Despite the government’s advance, Obama held firm:  he would not engage unilaterally, but only with a coalition of countries acting under international authorization.  Getting consensus out of the 15 members of the Security Council is not often done quickly.  That last week, with Qaddafi bearing down on the rebels’ base, must have been excruciating.  But our President showed his steely spine.  At the last minute, he got his U.N. authorization, and intervention began.

A year later, it still remains to be seen whether the victorious Libyan rebels will fashion a democratic government, whether they will achieve civilian control of the still clashing military factions, and whether Libya will resume its oil-based prosperity.  But whatever Libyans make of this opportunity, it will be Libyans who make it.  All but the most inveterate Obama-haters concede that the President’s strategy was brilliant.

Now Senator McCain wants to arm the rebels in Syria.  We know relatively little about the rebels, and we have reason to be concerned that they would turn our arms against civilians of other ethnic groups or religious sects.  President Obama will never get another U.N. resolution authorizing the use of “all necessary means” to protect Syrian civilians – the Russians feel that we misused the Libyan resolution to go to war with Qaddafi’s government, and they will never agree to a similar resolution regarding Syria.

The Syrian government of Bashar al-Assad is as repressive and brutal as the Libyan government of Muammar Qaddafi – any differences on this score are trivial.  Assad has to go.  But Obama doesn’t have the Libyan option available to him, and I see no reason that he will want to arm Syrian rebels any more than he wanted to arm Libyan rebels.  Obama always has a strategy, and I’m sure he has something in mind for Syria.  That strategy might have something to do with the Arab League.

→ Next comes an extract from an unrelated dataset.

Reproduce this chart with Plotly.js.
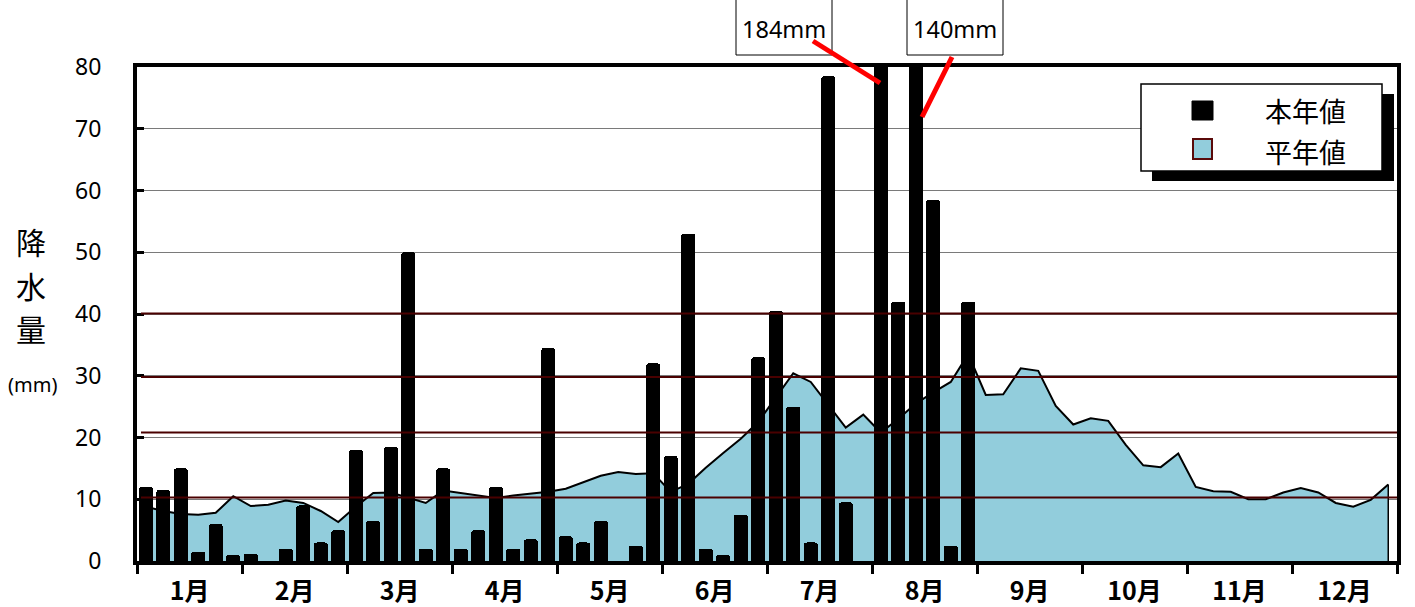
<!DOCTYPE html>
<html><head><meta charset="utf-8">
<script src="https://cdn.plot.ly/plotly-3.0.1.min.js"></script>
<style>html,body{margin:0;padding:0;background:#fff}#c{width:1415px;height:607px}</style>
</head><body><div id="c"></div>
<script>
// Pentad (半旬) precipitation, mm
const monthLabels = ["1月","2月","3月","4月","5月","6月","7月","8月","9月","10月","11月","12月"];
const currentYear = [12, 11.5, 15, 1.5, 6, 1, 1.2, 0, 2, 9,
  3, 5, 18, 6.5, 18.5, 50, 2, 15, 2, 5,
  12, 2, 3.5, 34.5, 4, 3, 6.5, 0, 2.5, 32,
  17, 53, 2, 1, 7.5, 33, 40.5, 25, 3, 78.5,
  9.5, 0, 184, 42, 140, 58.5, 2.5, 42];
const normalYear = [8.8, 8.1, 7.6, 7.5, 7.8, 10.5, 8.9, 9.1, 9.8, 9.4,
  8.1, 6.3, 8.8, 11.0, 11.1, 10.2, 9.4, 11.4, 11.0, 10.5,
  10.2, 10.6, 10.9, 11.2, 11.7, 12.8, 13.8, 14.4, 14.1, 14.2,
  11.2, 12.5, 15.1, 17.5, 19.8, 22.5, 26.5, 30.4, 29.0, 25.3,
  21.6, 23.7, 20.8, 23.0, 25.5, 27.3, 29.0, 33.5, 26.9, 27.0,
  31.2, 30.8, 25.1, 22.1, 23.1, 22.7, 18.8, 15.5, 15.2, 17.4,
  12.0, 11.3, 11.2, 10.0, 10.0, 11.1, 11.8, 11.1, 9.4, 8.8,
  9.9, 12.4];
const yTicks = [0,10,20,30,40,50,60,70,80];
const refLines = [40.1, 29.8, 20.8, 10.3];
const legendNames = ["本年値","平年値"];
const yTitleChars = ["降","水","量"];
const yTitleUnit = "(mm)";

const P = 6; // pentads per month
const xCur = currentYear.map((_, i) => i);
const xNorm = normalYear.map((_, i) => i);
const nAll = monthLabels.length * P;

// pixel -> paper helpers (plot area 137..1397 x 67..561)
const L = 137, T = 67, W = 1260, H = 494;
const px = v => (v - L) / W;
const py = v => (T + H - v) / H;

const traces = [
  {type:'scatter', x:xNorm, y:normalYear, mode:'lines', fill:'tozeroy',
   fillcolor:'#92cddc', line:{color:'#000', width:2}, hoverinfo:'skip', showlegend:false},
  {type:'scatter', x:[xNorm[xNorm.length-1], xNorm[xNorm.length-1]], y:[0, normalYear[normalYear.length-1]],
   mode:'lines', line:{color:'#000', width:1.5}, showlegend:false, hoverinfo:'skip'},
  {type:'bar', x:xCur, y:currentYear, xaxis:'x2', yaxis:'y', width:0.8,
   marker:{color:'#000', cornerradius:3, line:{width:0}}, showlegend:false, hoverinfo:'skip'}
];

const boundaries = Array.from({length: monthLabels.length + 1}, (_, k) => k * P - 0.5);
const centers = monthLabels.map((_, k) => k * P + (P - 1) / 2);

const shapes = [];
refLines.forEach(v => shapes.push({type:'line', xref:'paper', yref:'y', x0:px(141), x1:1, y0:v, y1:v,
  line:{color:'#4a0000', width:2}, layer:'above'}));
// legend
shapes.push({type:'rect', xref:'paper', yref:'paper', x0:px(1152), x1:px(1394), y0:py(94), y1:py(181), fillcolor:'#000', line:{width:0}, layer:'above'});
shapes.push({type:'rect', xref:'paper', yref:'paper', x0:px(1141), x1:px(1382), y0:py(84), y1:py(171), fillcolor:'#fff', line:{color:'#000', width:1.5}, layer:'above'});
shapes.push({type:'rect', xref:'paper', yref:'paper', x0:px(1192), x1:px(1213), y0:py(101), y1:py(120), fillcolor:'#000', line:{color:'#000', width:1}, layer:'above'});
shapes.push({type:'rect', xref:'paper', yref:'paper', x0:px(1193), x1:px(1212), y0:py(139), y1:py(159), fillcolor:'#92cddc', line:{color:'#5a0a0a', width:2}, layer:'above'});
// callout boxes
shapes.push({type:'rect', xref:'paper', yref:'paper', x0:px(736), x1:px(832), y0:py(55), y1:py(-5), fillcolor:'#fff', line:{color:'#000', width:1}, layer:'above'});
shapes.push({type:'rect', xref:'paper', yref:'paper', x0:px(907), x1:px(1003), y0:py(55), y1:py(-5), fillcolor:'#fff', line:{color:'#000', width:1}, layer:'above'});
shapes.push({type:'line', xref:'paper', yref:'paper', x0:px(813), y0:py(41), x1:px(880), y1:py(83), line:{color:'#ff0000', width:5}, layer:'above'});
shapes.push({type:'line', xref:'paper', yref:'paper', x0:px(952), y0:py(57), x1:px(922), y1:py(117), line:{color:'#ff0000', width:5}, layer:'above'});

const fontJP = '"Noto Sans CJK JP", "Noto Sans", sans-serif';
const over = currentYear.filter(v => v > 80);
const annotations = [
  {xref:'paper', yref:'paper', x:px(784), y:py(29), text: over[0] + 'mm', showarrow:false, xanchor:'center', yanchor:'middle', font:{size:23.5, color:'#000', family:'"Noto Sans", sans-serif'}},
  {xref:'paper', yref:'paper', x:px(955), y:py(29), text: over[1] + 'mm', showarrow:false, xanchor:'center', yanchor:'middle', font:{size:23.5, color:'#000', family:'"Noto Sans", sans-serif'}},
  {xref:'paper', yref:'paper', x:px(1305), y:py(111), text: legendNames[0], showarrow:false, xanchor:'center', yanchor:'middle', font:{size:27, color:'#000', family:fontJP}},
  {xref:'paper', yref:'paper', x:px(1305), y:py(151), text: legendNames[1], showarrow:false, xanchor:'center', yanchor:'middle', font:{size:27, color:'#000', family:fontJP}},
  {xref:'paper', yref:'paper', x:px(32), y:py(384), text:yTitleUnit, showarrow:false, xanchor:'center', yanchor:'middle', font:{size:20, color:'#000', family:'"Noto Sans", sans-serif'}}
];
const titleY = [241, 285, 328];
yTitleChars.forEach((c, i) => annotations.push({xref:'paper', yref:'paper', x:px(31), y:py(titleY[i]), text:c, showarrow:false,
  xanchor:'center', yanchor:'middle', font:{size:30, color:'#000', family:fontJP}}));

const layout = {
  width:1415, height:607,
  margin:{l:L, r:1415-L-W, t:T, b:607-T-H, pad:0},
  paper_bgcolor:'#fff', plot_bgcolor:'#fff',
  showlegend:false, bargap:0,
  font:{family:fontJP, color:'#000'},
  xaxis:{range:[-0.5, nAll-0.5], tickmode:'array', tickvals:boundaries, ticktext:boundaries.map(()=>''),
    ticks:'outside', ticklen:9, tickwidth:3, tickcolor:'#000', showgrid:false, zeroline:false,
    showline:true, linecolor:'#000', linewidth:4, mirror:true, fixedrange:true},
  xaxis2:{overlaying:'x', anchor:'y', side:'bottom', range:[-0.5, nAll-0.5], tickmode:'array', tickvals:centers, ticktext:monthLabels,
    ticks:'', showgrid:false, zeroline:false, showline:false, ticklabelstandoff:13,
    tickfont:{size:25, family:fontJP, weight:'bold', color:'#000'}},
  yaxis:{range:[0,80], tickmode:'array', tickvals:yTicks, ticktext:yTicks.map(String),
    ticks:'inside', ticklen:7, tickwidth:3, tickcolor:'#000',
    showgrid:true, gridcolor:'#7a7a7a', gridwidth:1, zeroline:false,
    showline:true, linecolor:'#000', linewidth:4, mirror:true,
    ticklabelstandoff:27, tickfont:{size:23, family:'"Noto Sans", sans-serif', color:'#000'}},
  shapes, annotations
};
Plotly.newPlot('c', traces, layout, {staticPlot:true, displayModeBar:false});
</script>
</body></html>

One of the most remarkable aspects of the Arab Spring (now in its second year) is the effect it has had on multi-national Arab institutions.  One example illustrates this:  in 2003, the Arab League voted 21 – 1 to condemn the invasion of Iraq to overthrow the brutal Saddam Hussein; in November 2011, the Arab League voted 18 – 2 to suspend Syria’s membership due to Assad’s brutal response to anti-government protests.  American cannot be the world’s policeman – not just because we can’t afford it, but because in the long run that policy generates too much opposition to be effective.  That does not mean that America is not leading, is “leading from behind,” or is falling into isolationism.  It just means that America is not leading with its fists.